Could the harddrive be failing so soon? It's only a few years old. The SMART drive built into the BIOS reads "functional" during the boot. 

If it is failing what are my options for rebuilding the system?

How can I install windows 10 on a clean hard drive as I used to do with earlier versions?

If I can ever figure out how to boot this machine again, can I clone the data to a new drive using Acronis software or something similar? What if it crashes in the middle of the process?

Please help.


----------



## lunarlander (Sep 22, 2007)

You can do a clean install with MS Media Creation Tool . It can create a ISO for burning to DVD or a memory stick.


----------



## cvoptimus (Aug 21, 2002)

Thank you for that information. That is at least one part of the puzzle.


----------



## flavallee (May 12, 2002)

> This PC is an *HP Desktop model Pavilion 6520f* with an AMD Athlon II x4 635 2.90 Ghz processor and 12 MB of memory. The PC is from about 2010 but the 1 T hardrive, memory ,added video card (NVIDIA) and power supply were upgraded about a year and a half ago before the installation of Windows 10. I performed a clean install of Windows 7 on the newer harddrive last summer and then upgraded to Windows 10 Home edition.
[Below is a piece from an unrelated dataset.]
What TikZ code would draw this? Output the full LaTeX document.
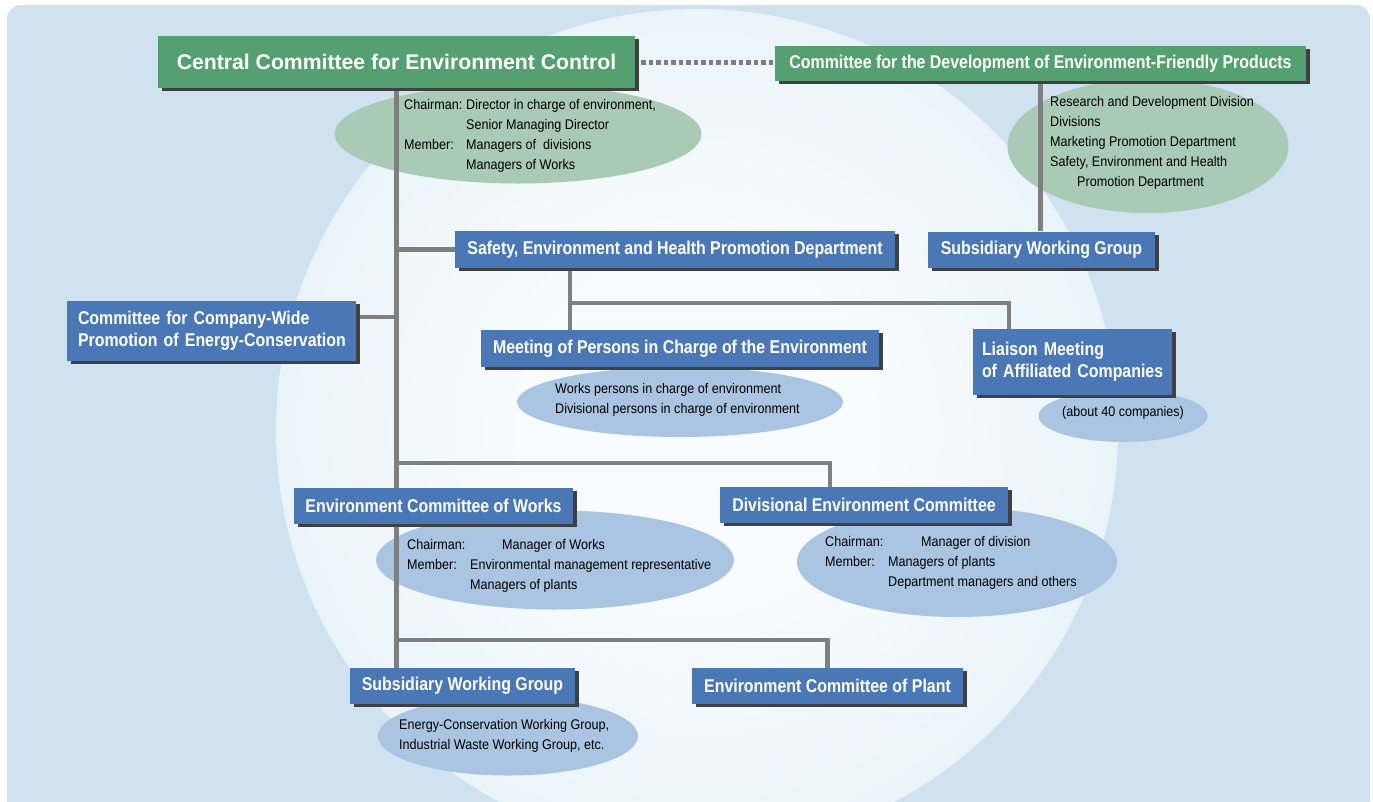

You appear to actually have a *HP Pavilion p6520f Desktop PC* (WW640AA).
It was introduced in April 2010 in the U.S.A. and Canada and came with the original version of Windows 7 Home Premium 64-bit.

If you go HERE, you can download and save the *Windows ISO Downloader.exe* tool, then use it to download and save the ISO file for Windows 10 Home/Pro 64-bit, then burn the image of that ISO file to create a bootable DVD.
Select "Windows 10", then select "Windows 10 Home/Pro", then select your language, then select "64-bit Download".
The download process will then start.
After you create a bootable DVD and start the install process, make sure to select "Windows 10 Home 64-bit" from the list.

Since Windows 10 Home 64-bit was previously installed in that desktop, there's no need to install Windows 7 Home Premium SP1 64-bit first and then upgrade to Windows 10 home 64-bit.
And Windows 10 should automatically install drivers for the NVIDIA graphic and Realtek audio and Realtek ethernet devices.

--------------------------------------------------------------


----------